(Items from a dataset)
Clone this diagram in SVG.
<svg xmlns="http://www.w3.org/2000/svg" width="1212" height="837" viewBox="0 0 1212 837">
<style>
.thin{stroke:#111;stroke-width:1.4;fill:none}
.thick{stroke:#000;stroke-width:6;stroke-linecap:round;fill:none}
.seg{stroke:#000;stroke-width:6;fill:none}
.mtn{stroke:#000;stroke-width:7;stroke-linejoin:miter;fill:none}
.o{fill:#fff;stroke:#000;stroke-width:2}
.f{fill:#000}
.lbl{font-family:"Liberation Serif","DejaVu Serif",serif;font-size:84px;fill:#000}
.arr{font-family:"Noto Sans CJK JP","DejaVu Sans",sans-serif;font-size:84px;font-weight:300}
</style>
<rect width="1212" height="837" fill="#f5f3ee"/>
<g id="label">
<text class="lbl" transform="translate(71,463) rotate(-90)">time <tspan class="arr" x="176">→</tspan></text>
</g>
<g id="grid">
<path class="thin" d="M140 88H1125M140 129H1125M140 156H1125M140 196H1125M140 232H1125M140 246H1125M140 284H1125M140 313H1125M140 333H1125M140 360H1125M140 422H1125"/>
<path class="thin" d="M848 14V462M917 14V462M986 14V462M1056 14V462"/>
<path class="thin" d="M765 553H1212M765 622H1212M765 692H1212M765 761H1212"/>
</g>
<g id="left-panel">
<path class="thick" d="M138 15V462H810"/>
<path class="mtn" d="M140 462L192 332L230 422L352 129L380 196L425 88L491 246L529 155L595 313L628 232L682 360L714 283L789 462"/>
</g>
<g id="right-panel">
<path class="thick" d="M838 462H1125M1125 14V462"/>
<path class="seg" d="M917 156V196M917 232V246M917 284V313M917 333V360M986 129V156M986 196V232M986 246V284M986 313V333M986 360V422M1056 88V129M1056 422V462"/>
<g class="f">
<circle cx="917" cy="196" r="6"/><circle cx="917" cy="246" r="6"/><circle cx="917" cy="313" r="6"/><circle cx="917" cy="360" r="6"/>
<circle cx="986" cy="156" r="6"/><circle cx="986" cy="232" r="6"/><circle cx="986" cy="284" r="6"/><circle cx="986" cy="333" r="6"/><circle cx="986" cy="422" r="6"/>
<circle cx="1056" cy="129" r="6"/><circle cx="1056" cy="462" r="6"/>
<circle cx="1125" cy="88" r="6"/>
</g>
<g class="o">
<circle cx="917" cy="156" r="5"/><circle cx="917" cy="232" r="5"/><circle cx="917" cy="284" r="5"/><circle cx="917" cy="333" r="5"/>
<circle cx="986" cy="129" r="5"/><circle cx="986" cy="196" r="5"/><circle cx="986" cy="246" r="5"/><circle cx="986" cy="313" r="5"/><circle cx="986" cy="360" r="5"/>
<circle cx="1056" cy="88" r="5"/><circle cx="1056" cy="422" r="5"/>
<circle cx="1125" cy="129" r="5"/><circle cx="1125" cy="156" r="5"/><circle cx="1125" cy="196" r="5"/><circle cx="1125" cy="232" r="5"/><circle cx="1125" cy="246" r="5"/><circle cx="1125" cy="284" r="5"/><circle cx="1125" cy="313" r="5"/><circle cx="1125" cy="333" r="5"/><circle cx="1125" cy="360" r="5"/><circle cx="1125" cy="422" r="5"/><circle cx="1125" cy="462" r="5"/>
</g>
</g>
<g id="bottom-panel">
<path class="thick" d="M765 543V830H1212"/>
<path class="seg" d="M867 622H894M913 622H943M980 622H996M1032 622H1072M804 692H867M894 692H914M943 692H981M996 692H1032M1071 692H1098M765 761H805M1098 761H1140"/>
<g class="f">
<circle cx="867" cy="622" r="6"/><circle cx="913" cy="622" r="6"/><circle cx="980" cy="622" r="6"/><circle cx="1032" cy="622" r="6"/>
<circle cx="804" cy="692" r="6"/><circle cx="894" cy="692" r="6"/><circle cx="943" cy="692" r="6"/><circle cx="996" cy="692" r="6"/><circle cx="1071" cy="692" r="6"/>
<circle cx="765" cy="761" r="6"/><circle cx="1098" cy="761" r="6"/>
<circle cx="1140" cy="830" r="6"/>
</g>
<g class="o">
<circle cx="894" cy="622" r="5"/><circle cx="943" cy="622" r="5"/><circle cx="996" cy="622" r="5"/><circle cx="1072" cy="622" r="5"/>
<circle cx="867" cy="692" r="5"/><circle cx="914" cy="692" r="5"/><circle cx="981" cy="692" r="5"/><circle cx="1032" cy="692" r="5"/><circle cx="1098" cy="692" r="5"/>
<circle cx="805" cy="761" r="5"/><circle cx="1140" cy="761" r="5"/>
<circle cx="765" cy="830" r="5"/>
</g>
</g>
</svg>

--

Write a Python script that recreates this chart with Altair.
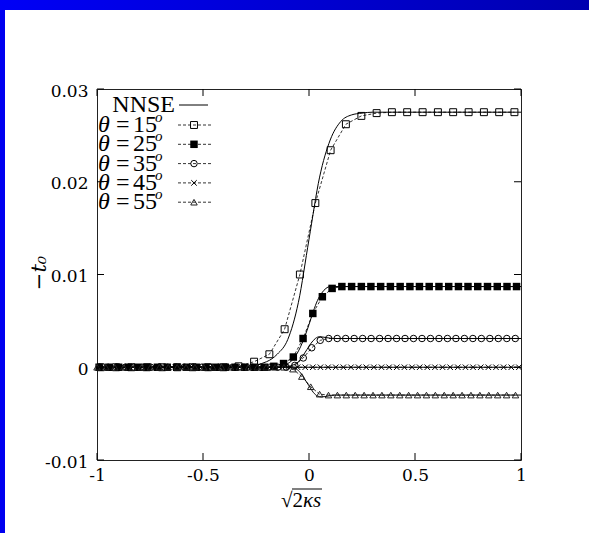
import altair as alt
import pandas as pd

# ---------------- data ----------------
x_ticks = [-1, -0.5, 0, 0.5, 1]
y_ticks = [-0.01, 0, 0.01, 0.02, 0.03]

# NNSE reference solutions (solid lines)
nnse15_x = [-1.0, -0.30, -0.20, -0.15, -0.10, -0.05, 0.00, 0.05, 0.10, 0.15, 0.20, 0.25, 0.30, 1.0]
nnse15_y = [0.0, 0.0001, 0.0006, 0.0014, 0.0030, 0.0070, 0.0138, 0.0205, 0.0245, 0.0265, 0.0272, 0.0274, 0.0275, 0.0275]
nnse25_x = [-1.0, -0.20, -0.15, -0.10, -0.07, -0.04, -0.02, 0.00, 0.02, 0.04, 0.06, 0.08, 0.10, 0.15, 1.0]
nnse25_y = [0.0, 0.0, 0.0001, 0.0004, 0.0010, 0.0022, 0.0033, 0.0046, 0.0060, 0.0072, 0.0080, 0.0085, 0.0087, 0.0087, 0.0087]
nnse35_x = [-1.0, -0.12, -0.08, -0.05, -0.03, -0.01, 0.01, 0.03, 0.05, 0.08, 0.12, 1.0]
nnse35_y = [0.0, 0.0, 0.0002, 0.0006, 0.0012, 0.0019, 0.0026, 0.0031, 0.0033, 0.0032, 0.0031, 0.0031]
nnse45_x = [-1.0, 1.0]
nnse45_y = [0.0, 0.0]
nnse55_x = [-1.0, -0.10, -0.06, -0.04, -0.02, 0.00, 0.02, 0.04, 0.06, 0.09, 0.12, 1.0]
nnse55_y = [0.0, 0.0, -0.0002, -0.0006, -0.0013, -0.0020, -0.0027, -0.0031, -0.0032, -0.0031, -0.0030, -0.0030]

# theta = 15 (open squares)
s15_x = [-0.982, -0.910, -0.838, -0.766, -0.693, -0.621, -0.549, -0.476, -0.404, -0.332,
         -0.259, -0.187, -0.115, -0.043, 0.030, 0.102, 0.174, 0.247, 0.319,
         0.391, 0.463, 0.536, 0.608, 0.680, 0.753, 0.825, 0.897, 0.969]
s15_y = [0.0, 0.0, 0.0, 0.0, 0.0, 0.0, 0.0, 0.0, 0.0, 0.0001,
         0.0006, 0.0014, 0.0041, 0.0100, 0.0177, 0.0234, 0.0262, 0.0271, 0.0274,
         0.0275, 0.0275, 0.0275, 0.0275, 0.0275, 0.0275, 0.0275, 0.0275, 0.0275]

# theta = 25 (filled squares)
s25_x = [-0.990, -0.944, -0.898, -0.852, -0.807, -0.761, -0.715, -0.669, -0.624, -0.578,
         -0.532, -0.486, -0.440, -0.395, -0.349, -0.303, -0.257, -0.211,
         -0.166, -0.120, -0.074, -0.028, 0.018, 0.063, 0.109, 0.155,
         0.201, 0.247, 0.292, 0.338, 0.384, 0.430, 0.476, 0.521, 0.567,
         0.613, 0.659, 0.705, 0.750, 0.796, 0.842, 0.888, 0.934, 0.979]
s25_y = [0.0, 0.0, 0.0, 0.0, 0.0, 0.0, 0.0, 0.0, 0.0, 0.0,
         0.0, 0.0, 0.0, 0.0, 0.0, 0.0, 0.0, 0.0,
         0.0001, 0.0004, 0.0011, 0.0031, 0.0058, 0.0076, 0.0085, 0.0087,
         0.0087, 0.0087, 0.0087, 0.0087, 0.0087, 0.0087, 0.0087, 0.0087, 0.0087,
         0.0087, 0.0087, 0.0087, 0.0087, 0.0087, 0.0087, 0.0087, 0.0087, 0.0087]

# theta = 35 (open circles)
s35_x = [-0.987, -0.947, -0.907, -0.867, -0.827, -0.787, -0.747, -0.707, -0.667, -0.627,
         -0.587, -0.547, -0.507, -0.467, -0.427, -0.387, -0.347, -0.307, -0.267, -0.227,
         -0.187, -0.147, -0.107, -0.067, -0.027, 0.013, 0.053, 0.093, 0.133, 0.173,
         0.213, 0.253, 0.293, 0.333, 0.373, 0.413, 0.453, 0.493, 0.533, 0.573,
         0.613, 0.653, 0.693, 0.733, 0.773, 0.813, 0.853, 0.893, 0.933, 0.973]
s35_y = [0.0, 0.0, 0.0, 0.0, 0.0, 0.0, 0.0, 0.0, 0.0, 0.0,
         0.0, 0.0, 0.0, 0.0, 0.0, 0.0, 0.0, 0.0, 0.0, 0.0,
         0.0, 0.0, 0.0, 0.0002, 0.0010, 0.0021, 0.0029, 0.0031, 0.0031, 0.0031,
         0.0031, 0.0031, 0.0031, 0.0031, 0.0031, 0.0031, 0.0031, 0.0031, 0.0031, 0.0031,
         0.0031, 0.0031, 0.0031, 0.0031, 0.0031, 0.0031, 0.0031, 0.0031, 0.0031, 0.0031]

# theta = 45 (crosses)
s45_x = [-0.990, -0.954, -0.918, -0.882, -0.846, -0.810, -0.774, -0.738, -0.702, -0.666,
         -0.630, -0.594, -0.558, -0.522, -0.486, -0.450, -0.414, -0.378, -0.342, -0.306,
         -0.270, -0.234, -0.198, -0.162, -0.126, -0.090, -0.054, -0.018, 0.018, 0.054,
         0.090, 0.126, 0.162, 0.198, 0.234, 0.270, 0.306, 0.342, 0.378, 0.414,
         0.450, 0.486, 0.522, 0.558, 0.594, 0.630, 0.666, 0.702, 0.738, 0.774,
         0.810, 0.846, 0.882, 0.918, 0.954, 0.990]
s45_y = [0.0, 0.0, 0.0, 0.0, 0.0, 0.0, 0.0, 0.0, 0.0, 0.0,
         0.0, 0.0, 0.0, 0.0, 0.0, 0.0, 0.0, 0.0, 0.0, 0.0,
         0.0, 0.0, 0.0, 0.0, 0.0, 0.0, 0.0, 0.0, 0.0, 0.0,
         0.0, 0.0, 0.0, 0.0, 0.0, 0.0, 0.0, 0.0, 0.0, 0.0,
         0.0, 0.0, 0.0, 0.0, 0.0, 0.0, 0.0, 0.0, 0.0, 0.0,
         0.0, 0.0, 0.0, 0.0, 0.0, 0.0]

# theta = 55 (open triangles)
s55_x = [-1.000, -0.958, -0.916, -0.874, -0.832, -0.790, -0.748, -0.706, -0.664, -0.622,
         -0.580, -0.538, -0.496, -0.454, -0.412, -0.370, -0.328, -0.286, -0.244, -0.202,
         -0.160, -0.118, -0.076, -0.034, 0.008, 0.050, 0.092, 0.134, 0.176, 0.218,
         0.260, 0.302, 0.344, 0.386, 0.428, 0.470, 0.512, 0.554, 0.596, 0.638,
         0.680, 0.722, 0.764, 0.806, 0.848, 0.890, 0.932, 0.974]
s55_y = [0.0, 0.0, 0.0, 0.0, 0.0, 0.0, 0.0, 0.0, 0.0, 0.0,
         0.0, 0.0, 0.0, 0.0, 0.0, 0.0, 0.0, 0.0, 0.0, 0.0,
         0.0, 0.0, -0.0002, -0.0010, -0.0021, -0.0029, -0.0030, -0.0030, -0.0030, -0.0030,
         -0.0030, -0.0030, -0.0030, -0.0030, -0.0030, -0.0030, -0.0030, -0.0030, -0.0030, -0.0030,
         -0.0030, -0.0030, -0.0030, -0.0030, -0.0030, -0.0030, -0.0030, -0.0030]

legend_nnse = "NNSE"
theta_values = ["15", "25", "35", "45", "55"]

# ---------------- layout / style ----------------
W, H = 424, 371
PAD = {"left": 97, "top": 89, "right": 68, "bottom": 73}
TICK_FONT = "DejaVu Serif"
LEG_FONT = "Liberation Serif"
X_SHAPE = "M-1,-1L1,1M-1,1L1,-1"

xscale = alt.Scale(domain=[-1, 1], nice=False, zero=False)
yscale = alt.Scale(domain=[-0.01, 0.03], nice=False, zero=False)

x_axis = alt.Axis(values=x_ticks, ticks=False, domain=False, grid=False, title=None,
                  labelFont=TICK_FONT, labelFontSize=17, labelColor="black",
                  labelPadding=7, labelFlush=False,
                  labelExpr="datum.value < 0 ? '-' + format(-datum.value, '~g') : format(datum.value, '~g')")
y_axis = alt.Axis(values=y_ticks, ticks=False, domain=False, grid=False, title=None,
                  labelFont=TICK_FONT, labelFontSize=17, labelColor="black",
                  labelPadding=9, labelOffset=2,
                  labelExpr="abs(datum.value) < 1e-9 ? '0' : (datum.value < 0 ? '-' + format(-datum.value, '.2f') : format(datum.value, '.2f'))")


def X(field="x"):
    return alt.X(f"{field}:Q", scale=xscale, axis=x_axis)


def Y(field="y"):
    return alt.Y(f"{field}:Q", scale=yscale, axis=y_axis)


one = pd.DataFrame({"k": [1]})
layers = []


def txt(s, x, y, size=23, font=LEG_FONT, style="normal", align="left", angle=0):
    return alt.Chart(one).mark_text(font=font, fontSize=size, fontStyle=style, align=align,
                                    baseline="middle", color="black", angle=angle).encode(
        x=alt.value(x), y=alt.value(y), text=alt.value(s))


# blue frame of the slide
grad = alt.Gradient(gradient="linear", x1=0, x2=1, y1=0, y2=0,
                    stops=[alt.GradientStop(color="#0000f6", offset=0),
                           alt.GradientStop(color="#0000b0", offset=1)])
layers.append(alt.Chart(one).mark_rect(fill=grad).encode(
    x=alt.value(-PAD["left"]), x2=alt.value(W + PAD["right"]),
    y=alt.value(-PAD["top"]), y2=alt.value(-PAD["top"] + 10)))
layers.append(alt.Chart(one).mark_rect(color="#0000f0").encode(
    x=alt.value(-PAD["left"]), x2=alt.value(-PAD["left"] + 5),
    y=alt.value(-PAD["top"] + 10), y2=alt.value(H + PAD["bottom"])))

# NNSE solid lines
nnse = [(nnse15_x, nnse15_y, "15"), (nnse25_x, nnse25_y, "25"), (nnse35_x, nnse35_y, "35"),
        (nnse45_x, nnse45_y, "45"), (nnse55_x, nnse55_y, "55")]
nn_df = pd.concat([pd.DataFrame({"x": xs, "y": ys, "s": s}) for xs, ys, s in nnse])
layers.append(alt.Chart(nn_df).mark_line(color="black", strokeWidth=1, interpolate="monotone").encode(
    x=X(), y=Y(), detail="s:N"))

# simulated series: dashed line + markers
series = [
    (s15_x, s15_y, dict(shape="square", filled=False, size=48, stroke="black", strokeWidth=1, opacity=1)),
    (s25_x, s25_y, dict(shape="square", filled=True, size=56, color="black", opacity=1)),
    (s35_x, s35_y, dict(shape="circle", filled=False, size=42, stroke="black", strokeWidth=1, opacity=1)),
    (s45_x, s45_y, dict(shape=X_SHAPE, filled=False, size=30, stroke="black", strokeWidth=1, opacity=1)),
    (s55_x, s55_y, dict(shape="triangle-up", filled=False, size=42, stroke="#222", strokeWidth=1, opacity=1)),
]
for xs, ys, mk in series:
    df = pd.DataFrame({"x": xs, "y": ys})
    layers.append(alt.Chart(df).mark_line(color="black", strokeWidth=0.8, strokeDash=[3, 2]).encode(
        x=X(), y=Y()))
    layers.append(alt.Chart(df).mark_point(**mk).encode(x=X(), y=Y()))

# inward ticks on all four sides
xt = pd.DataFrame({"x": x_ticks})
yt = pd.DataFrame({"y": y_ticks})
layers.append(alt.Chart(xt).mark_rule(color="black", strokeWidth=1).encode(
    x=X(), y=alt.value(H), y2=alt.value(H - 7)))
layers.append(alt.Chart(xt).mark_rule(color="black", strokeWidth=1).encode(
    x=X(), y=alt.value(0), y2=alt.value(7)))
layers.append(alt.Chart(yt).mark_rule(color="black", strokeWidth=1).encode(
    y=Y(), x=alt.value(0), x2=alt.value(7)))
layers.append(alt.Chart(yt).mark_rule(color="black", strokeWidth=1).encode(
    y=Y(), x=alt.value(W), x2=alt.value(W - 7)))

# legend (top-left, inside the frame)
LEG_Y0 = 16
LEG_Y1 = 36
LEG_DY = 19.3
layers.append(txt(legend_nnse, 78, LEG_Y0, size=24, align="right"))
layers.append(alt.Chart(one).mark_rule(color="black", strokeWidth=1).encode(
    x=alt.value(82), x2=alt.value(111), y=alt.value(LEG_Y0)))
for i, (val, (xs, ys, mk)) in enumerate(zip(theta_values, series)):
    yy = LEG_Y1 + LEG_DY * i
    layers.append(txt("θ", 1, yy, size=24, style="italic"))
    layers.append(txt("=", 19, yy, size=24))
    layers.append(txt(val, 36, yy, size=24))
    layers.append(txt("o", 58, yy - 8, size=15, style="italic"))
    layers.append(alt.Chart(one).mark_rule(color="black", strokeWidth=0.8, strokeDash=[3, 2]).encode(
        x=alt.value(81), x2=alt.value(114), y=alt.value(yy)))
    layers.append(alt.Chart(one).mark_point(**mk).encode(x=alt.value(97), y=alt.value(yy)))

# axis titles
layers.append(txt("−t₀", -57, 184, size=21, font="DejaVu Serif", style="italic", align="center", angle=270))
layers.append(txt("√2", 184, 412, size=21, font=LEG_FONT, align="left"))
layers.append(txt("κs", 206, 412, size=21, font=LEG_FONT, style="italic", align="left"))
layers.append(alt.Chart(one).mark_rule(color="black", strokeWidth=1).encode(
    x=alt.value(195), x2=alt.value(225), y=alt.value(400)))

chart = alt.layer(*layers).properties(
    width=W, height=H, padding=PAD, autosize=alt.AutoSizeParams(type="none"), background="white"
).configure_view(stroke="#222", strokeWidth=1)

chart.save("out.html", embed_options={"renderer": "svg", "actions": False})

...

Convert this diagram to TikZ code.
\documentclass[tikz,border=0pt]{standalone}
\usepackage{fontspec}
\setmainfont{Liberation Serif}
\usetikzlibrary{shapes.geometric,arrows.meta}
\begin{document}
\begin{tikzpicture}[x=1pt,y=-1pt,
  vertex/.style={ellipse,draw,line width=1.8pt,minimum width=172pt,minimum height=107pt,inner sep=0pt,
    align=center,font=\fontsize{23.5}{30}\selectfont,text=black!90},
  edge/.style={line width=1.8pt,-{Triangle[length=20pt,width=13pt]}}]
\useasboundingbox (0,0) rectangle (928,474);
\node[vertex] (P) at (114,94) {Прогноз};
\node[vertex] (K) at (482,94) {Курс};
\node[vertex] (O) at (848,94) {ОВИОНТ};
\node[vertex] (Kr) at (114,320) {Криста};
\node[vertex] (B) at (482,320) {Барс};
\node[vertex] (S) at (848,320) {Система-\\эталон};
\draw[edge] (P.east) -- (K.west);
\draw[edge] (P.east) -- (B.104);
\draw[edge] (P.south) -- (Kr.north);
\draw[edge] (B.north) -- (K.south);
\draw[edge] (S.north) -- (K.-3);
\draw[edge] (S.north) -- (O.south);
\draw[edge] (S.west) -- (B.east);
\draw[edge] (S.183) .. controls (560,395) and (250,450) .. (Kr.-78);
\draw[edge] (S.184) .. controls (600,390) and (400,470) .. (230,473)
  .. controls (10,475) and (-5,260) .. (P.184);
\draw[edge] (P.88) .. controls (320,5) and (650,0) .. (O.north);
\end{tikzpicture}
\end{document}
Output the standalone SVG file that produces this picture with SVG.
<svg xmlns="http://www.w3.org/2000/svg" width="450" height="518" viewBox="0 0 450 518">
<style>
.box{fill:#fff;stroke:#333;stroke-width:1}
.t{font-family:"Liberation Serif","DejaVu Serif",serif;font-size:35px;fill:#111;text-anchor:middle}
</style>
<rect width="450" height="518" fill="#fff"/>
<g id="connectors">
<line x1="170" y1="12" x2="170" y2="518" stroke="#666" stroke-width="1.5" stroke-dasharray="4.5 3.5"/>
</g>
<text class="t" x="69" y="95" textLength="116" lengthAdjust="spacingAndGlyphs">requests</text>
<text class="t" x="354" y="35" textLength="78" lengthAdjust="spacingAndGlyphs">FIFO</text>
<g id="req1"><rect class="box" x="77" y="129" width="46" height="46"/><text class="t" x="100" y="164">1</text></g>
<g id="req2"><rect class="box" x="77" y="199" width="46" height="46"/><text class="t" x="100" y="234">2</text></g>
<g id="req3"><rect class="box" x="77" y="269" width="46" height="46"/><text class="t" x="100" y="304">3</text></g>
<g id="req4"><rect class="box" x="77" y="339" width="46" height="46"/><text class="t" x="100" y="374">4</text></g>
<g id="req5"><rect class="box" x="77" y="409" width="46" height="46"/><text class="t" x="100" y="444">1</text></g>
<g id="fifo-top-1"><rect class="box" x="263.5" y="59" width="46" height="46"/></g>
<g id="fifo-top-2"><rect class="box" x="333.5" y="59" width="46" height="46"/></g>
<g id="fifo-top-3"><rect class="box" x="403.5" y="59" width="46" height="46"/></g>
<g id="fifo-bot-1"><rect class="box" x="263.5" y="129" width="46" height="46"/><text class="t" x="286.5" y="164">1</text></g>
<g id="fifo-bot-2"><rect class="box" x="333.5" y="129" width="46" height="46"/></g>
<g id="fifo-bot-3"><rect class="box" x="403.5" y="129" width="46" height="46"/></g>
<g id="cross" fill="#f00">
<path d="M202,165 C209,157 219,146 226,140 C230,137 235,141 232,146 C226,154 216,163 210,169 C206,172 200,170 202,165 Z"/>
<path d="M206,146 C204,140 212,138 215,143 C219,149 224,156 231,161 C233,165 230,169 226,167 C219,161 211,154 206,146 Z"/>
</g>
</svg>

▶ **AIM**: Gather every line from the entries above where the word "that" appears, and copy them.

▶ **PROBLEM SOLUTION**:
Write a Python script that recreates this chart with Altair.
Output the standalone SVG file that produces this picture with SVG.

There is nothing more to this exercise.